Expected value is often used in investment analysis, gambling scenarios, insurance calculations, and even decision-making processes. By calculating the expected value, you can gain insights into potential gains or losses, allowing for more informed choices.
The Formula for Expected Value
The formula for calculating the expected value is relatively straightforward. It involves multiplying each possible outcome by its corresponding probability and summing them together. Here’s the formula:
Expected Value (EV) = (Outcome 1 * Probability 1) + (Outcome 2 * Probability 2) + … + (Outcome n * Probability n)
Real-Life Examples
To understand expected value better, let’s look at a few practical examples:
- Lottery Ticket: Let’s say you’re considering purchasing a lottery ticket that costs $2 and has a 1 in 10,000 chance of winning a $10,000 prize. We can calculate the expected value as follows:
- Outcome 1: Winning ($10,000) with a probability of 1/10,000
- Outcome 2: Losing ($0) with a probability of 9,999/10,000
By plugging these values into the formula, we find that the expected value is ($10,000 * 1/10,000) + ($0 * 9,999/10,000) = $1.
- Stock Investment: Let’s consider a scenario where you’re analyzing an investment in a particular stock. There are two possible outcomes based on your analysis:
- Outcome 1: Stock price increases 20% with a probability of 0.6
- Outcome 2: Stock price decreases 10% with a probability of 0.4
Using the expected value formula, we can calculate the average outcome to be (20% * 0.6) + (-10% * 0.4) = 10%, indicating a positive expected value for this investment.
- Insurance Claim: Suppose you’re evaluating an insurance policy that covers potential car damages. The possible outcomes and their probabilities are as follows:
- Outcome 1: Car accident with a probability of 0.15, resulting in $2,000 damage
- Outcome 2: No car accident with a probability of 0.85, resulting in $0 damage
Calculating the expected value, we get ($2,000 * 0.15) + ($0 * 0.85) = $300, indicating the average potential claim amount.
These examples show how expected value can help guide decision-making by providing insight into the potential outcomes and their respective probabilities. By understanding the expected value, you can make more informed financial choices and assess the risk associated with different scenarios.
In Conclusion
Expected value is a valuable concept that provides insights into potential outcomes and assists in making informed decisions in various financial scenarios.

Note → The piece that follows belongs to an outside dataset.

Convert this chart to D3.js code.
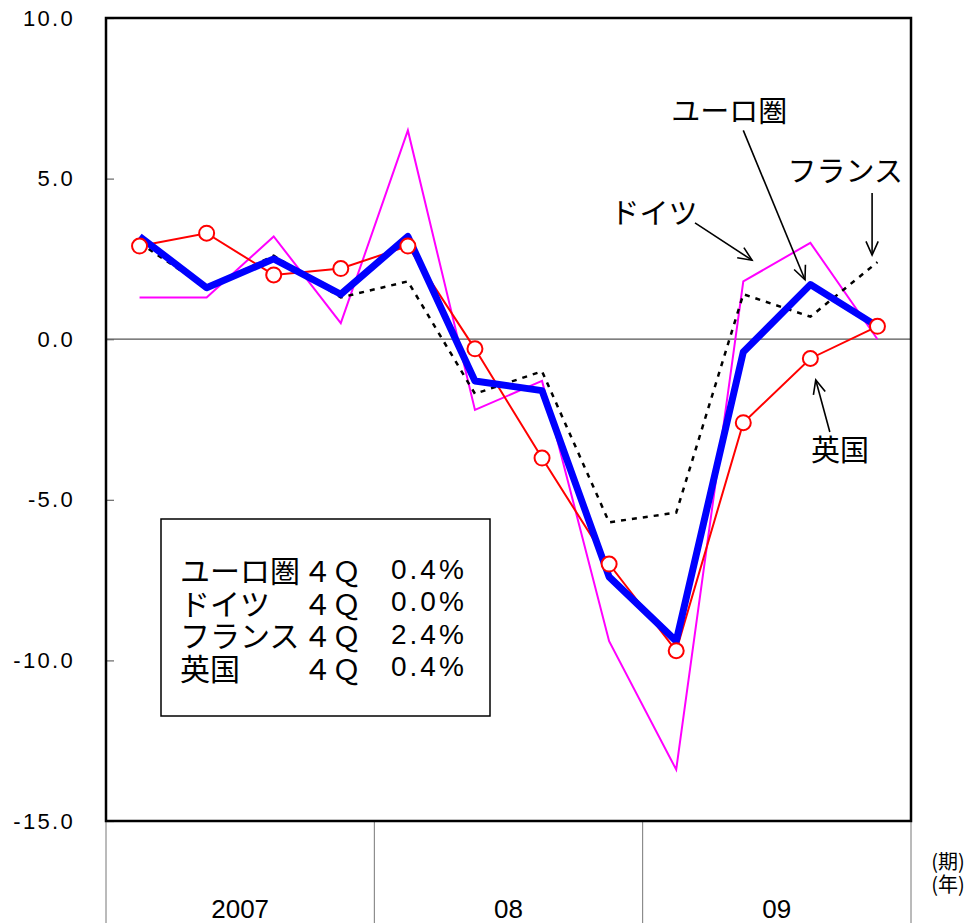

Whether you’re considering an investment opportunity or assessing the risks of an uncertain event, understanding the expected value can enhance your decision-making process.
Remember, expected value is calculated by multiplying each possible outcome by its probability and summing them together. By applying this formula, you can gain a deeper understanding of the expected average outcome for a given situation.
So, the next time you’re faced with a financial decision or assessing the probabilities of different outcomes, don’t forget to consider the expected value. It just might help you make better choices and increase your financial success.